EU to halve Asian tariff concessions next year

BRUSSELS (DPA): Asian exporters, who get millions of dollars
worth of tariff concessions under the European Union's
Generalized System of Preferences (GSP), will see their access to
the scheme slashed by 50 percent as of Jan. 1, 1997.

India, Pakistan, Thailand, Indonesia, Malaysia, and China are
set to see their access to the Union's preferential tariff system
cut by half for exports of such key products as textiles,
garments, leather goods and fishery products.

The European Commission, which manages the tariff concessions,
says the move is part of its determination to "graduate"
countries out of the GSP once they become competitive in certain
key areas.

"The GSP is a development tool," says an E.U. trade expert.
"It's designed to help developing countries to sell their
industrial and farm products on the European market. It can't and
shouldn't go on indefinitely."

The Commission argues that once countries become
internationally competitive, they do not need special tariff-
slashing concessions to sell their products on the European
market.

But, Asian nations are critical of the move. "It's difficult
to understand why tariff benefits are being cut for Asian
countries when the E.U. continues to give special tariff
concessions to countries in eastern Europe and the Mediterranean
region," says an Asian trade expert. "You can't argue that these
countries are poorer than us."

In Thailand, seafood companies have called for a boycott of
European whisky, Airbus jets and Louis Vuitton bags in protest at
the E.U. move.

But, E.U. officials deny that they are being protectionist.
"When some countries graduate out of the system, it opens the way
for poorer countries to grab a share of the E.U. market," says
one trade expert. "But, clearly it's never easy to give up
privileges."

Under the E.U. plan, most Asian nations will see their tariff
preferences for textile, leather and fishery products cut by 50
per cent on January 1, 1997.

One year later, the countries will be completely "graduated"
from the E.U. system and will have to start paying the full
tariff for these products.

South Korea, Hong Kong and Singapore, the most dynamic of the
Asian tiger economies, lost their access to the special tariff
scheme for products such as electronics, leather goods and steel
in 1996.

The E.U. system for "graduating" countries out of the system
is based on the evaluation of each nation's performance in
certain key sectors.

Economic factors like per capita income, industrial
development and sector specialization are taken into account.
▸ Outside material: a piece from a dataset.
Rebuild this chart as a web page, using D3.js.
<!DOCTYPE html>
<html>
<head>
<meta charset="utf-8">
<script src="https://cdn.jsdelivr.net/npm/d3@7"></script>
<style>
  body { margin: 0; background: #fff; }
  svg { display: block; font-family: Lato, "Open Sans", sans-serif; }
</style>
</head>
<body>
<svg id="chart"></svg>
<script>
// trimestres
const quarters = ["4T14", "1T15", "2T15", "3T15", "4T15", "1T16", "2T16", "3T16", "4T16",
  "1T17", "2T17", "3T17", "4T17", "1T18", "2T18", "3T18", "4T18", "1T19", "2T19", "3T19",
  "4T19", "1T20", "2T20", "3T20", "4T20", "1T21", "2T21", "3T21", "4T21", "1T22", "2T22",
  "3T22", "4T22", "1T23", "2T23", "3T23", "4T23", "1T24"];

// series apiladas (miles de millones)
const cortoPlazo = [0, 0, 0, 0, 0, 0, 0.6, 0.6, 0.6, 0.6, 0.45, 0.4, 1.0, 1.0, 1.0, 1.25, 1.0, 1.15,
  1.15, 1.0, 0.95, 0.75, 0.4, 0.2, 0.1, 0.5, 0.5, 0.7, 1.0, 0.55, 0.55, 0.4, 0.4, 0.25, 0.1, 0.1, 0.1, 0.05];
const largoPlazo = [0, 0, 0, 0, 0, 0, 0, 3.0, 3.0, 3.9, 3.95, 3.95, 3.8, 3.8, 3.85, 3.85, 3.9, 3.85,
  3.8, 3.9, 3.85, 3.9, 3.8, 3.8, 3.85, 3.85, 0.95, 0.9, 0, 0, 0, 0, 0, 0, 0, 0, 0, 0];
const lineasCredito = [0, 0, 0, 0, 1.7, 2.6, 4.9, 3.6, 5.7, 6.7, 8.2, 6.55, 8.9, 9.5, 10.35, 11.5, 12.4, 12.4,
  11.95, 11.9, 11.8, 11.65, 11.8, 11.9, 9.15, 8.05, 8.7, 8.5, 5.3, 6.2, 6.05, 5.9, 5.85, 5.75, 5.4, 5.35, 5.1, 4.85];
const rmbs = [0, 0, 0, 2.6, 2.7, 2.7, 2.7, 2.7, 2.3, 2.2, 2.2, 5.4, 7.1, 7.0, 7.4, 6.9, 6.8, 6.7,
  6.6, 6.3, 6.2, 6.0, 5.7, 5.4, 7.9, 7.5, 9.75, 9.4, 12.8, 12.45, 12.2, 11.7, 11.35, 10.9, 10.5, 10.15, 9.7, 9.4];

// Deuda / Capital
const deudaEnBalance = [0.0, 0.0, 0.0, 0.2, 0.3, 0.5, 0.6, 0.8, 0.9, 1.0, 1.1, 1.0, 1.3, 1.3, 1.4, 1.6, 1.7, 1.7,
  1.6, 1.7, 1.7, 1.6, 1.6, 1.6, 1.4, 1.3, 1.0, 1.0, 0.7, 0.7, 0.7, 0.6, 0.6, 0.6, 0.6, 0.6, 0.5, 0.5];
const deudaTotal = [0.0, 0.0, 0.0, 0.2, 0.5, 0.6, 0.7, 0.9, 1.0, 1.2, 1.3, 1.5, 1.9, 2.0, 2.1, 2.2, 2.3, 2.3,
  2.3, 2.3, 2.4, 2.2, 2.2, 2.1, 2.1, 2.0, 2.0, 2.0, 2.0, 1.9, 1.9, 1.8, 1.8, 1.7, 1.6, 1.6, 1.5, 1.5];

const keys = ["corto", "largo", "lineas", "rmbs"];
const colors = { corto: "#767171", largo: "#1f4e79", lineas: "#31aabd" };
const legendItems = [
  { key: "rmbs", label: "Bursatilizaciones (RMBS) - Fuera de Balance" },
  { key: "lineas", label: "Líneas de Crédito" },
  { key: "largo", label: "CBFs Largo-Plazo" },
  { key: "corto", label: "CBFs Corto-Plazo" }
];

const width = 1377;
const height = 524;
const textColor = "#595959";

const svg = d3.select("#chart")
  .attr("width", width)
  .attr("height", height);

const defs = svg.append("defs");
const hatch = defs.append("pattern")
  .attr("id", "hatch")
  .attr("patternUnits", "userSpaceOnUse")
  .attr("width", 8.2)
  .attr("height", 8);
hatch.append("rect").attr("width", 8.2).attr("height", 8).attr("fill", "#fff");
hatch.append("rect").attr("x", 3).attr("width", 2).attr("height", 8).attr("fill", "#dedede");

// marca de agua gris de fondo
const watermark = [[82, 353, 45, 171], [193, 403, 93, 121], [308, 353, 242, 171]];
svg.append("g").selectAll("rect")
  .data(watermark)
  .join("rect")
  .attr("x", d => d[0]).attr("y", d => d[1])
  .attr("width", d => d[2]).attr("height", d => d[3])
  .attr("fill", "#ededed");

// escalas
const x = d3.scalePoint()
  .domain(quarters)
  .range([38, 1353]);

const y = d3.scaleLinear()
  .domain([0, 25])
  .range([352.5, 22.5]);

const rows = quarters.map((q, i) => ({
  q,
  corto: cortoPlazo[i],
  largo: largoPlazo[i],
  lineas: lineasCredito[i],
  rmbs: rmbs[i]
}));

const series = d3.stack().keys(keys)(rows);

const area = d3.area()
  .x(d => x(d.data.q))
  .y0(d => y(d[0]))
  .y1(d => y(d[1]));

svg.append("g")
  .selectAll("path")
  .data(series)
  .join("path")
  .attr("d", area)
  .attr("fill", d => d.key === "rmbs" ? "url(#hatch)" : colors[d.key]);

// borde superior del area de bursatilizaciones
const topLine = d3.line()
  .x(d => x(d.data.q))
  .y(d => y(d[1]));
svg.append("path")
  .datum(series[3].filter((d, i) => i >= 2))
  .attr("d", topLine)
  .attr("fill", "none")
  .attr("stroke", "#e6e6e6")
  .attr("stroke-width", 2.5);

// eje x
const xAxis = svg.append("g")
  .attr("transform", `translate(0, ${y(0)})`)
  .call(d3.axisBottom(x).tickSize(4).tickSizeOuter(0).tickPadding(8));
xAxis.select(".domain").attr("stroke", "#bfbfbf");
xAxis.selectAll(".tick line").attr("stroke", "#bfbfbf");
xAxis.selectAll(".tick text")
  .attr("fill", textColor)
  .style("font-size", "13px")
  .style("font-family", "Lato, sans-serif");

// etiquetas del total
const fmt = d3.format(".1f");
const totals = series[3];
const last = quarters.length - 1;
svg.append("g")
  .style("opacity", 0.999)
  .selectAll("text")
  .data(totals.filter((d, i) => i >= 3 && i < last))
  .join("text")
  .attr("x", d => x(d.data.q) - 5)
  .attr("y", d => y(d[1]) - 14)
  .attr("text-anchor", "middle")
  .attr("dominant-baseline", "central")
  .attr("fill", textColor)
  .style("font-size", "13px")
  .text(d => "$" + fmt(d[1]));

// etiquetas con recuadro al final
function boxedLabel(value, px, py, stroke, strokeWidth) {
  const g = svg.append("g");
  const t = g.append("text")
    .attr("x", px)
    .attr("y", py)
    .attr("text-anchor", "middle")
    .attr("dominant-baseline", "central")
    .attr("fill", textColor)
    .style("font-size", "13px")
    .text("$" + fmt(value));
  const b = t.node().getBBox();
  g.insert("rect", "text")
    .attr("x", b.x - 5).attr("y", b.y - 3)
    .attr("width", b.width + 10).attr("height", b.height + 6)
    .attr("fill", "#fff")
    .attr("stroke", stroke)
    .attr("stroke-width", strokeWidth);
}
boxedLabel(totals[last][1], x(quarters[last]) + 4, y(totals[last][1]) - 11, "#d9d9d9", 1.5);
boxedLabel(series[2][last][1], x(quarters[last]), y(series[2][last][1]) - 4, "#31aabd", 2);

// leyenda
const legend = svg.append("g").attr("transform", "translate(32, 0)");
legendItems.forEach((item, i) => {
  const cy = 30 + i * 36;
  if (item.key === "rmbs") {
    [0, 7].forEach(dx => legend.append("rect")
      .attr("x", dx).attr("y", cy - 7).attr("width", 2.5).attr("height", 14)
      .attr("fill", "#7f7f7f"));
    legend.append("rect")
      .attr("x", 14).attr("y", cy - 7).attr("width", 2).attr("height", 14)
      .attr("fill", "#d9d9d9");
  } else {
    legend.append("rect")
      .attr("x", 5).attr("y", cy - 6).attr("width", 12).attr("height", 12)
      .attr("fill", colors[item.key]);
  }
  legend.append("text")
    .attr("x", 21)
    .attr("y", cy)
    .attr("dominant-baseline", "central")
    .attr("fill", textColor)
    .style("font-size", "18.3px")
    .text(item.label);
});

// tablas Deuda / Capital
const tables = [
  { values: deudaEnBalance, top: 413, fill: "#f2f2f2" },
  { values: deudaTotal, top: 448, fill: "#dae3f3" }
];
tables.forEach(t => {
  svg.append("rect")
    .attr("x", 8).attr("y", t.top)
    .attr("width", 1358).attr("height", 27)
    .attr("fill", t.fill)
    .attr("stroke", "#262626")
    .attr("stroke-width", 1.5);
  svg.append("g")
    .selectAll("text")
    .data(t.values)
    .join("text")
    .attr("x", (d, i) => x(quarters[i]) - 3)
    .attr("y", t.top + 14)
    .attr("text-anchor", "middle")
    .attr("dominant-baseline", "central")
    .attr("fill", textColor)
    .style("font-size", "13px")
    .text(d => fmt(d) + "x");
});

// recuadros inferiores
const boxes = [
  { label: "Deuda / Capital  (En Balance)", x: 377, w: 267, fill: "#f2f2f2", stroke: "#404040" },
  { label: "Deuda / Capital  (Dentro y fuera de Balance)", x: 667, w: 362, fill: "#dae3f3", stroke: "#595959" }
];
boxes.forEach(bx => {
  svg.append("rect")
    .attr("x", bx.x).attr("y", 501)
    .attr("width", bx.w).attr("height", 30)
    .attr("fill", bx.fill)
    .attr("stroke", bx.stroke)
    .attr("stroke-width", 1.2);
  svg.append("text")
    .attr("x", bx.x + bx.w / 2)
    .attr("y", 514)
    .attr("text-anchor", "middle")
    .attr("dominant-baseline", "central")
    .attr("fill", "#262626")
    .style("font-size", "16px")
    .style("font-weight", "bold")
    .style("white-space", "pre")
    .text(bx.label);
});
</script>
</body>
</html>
For instance, although India and Pakistan are losing their GSP
access for textiles and leather goods, they will still get tariff
preferences for their other industrial and farm products to
Europe.

E.U. trade experts say that the procedure should also help
developing nations to diversify their export base.

But, until that happens, Asians say their exports of textiles,
leather and fishery products will be badly hurt.
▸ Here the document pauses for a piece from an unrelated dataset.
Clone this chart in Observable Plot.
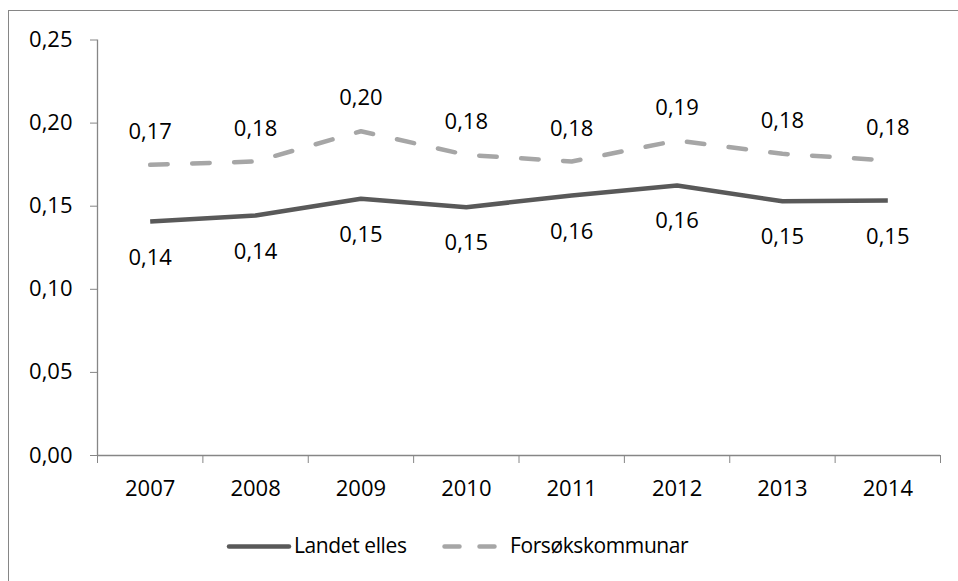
<!DOCTYPE html>
<html>
<head>
<meta charset="utf-8">
<script src="https://cdn.jsdelivr.net/npm/d3@7"></script>
<script src="https://cdn.jsdelivr.net/npm/@observablehq/plot@0.6"></script>
<style>
  html, body { margin: 0; padding: 0; background: #fff; width: 958px; height: 581px; overflow: hidden; }
  body { font-family: "Open Sans", sans-serif; position: relative; }
  #frame { position: absolute; left: 8px; top: 10px; width: 960px; height: 580px;
           border-left: 1px solid #868686; border-top: 1px solid #868686; }
  #chart { position: absolute; left: 0; top: 0; }
  .leg { position: absolute; font-size: 21px; letter-spacing: -0.4px; color: #000; line-height: 1; white-space: nowrap; }
  .leg svg { position: absolute; }
</style>
</head>
<body>
<div id="frame"><div id="chart"></div></div>
<div id="legend"></div>
<script>
const years = [2007, 2008, 2009, 2010, 2011, 2012, 2013, 2014];
const landetElles = [0.1408, 0.1444, 0.1545, 0.1494, 0.1564, 0.1625, 0.1530, 0.1534];
const forsokskommunar = [0.1749, 0.1769, 0.1951, 0.1809, 0.1769, 0.1895, 0.1815, 0.1775];
const yTicks = [0, 0.05, 0.10, 0.15, 0.20, 0.25];
const seriesNames = ["Landet elles", "Forsøkskommunar"];

const fmt = v => v.toFixed(2).replace(".", ",");
const solidData = years.map((y, i) => ({year: y, value: landetElles[i]}));
const dashData = years.map((y, i) => ({year: y, value: forsokskommunar[i]}));
const boundaries = [years[0] - 0.5, ...years.map(y => y + 0.5)];

const axisColor = "#868686";
const solidColor = "#595959";
const dashColor = "#a6a6a6";

const plot = Plot.plot({
  width: 949,
  height: 500,
  marginLeft: 88,
  marginRight: 18,
  marginTop: 28.5,
  marginBottom: 56,
  style: {fontFamily: "Open Sans, sans-serif", fontSize: "22px", color: "#000", background: "transparent"},
  x: {type: "linear", domain: [years[0] - 0.5, years[years.length - 1] + 0.5]},
  y: {domain: [0, 0.25]},
  marks: [
    Plot.ruleX([boundaries[0]], {stroke: axisColor, strokeWidth: 1.3}),
    Plot.ruleY([0], {stroke: axisColor, strokeWidth: 1.3}),
    Plot.axisY(yTicks, {tickFormat: fmt, tickSize: 7, tickPadding: 18, stroke: axisColor, fill: "#000", fontSize: 22, label: null}),
    Plot.axisX(boundaries, {tickSize: 8, tickFormat: () => "", stroke: axisColor, label: null}),
    Plot.axisX(years, {tickSize: 0, tickPadding: 25, tickFormat: d => String(d), fill: "#000", fontSize: 22, label: null}),
    Plot.line(dashData, {x: "year", y: "value", stroke: dashColor, strokeWidth: 4.5, strokeDasharray: "17.5,24.5", strokeLinecap: "round", strokeLinejoin: "round"}),
    Plot.line(solidData, {x: "year", y: "value", stroke: solidColor, strokeWidth: 4.5, strokeLinecap: "butt", strokeLinejoin: "round"}),
    Plot.text(dashData, {x: "year", y: "value", text: d => fmt(d.value), dy: -33, fontSize: 22, fill: "#000"}),
    Plot.text(solidData, {x: "year", y: "value", text: d => fmt(d.value), dy: 36, fontSize: 22, fill: "#000"})
  ]
});
document.getElementById("chart").appendChild(plot);

// Legend (below the plot)
const legend = document.getElementById("legend");
legend.innerHTML = `
  <div class="leg" style="left:226px; top:535px; width:300px; height:24px;">
    <svg width="66" height="24" style="left:0; top:0;">
      <line x1="3" y1="11.5" x2="63" y2="11.5" stroke="${solidColor}" stroke-width="4.5" stroke-linecap="round"/>
    </svg>
    <span style="position:absolute; left:68px; top:0px;">${seriesNames[0]}</span>
  </div>
  <div class="leg" style="left:440px; top:535px; width:300px; height:24px;">
    <svg width="60" height="24" style="left:0; top:0;">
      <line x1="4.5" y1="11.5" x2="54.5" y2="11.5" stroke="${dashColor}" stroke-width="4.5" stroke-linecap="round" stroke-dasharray="15,20"/>
    </svg>
    <span style="position:absolute; left:70px; top:0px;">${seriesNames[1]}</span>
  </div>`;
</script>
</body>
</html>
"The European market is a very competitive one," says an Asian
trade official. "Tariff cuts help us to sell our products in the
face of competition from other regions."

Asian textile exporters are specially angry because the E.U.
has already a 20 per cent provisional anti-dumping fine on their
exports of unbleached cotton fabric to European markets.

They also say the E.U. is not being as generous as it promised
it would be in liberalizing its imports of textiles and garments
as part of a commitment made in the World Trade Organization.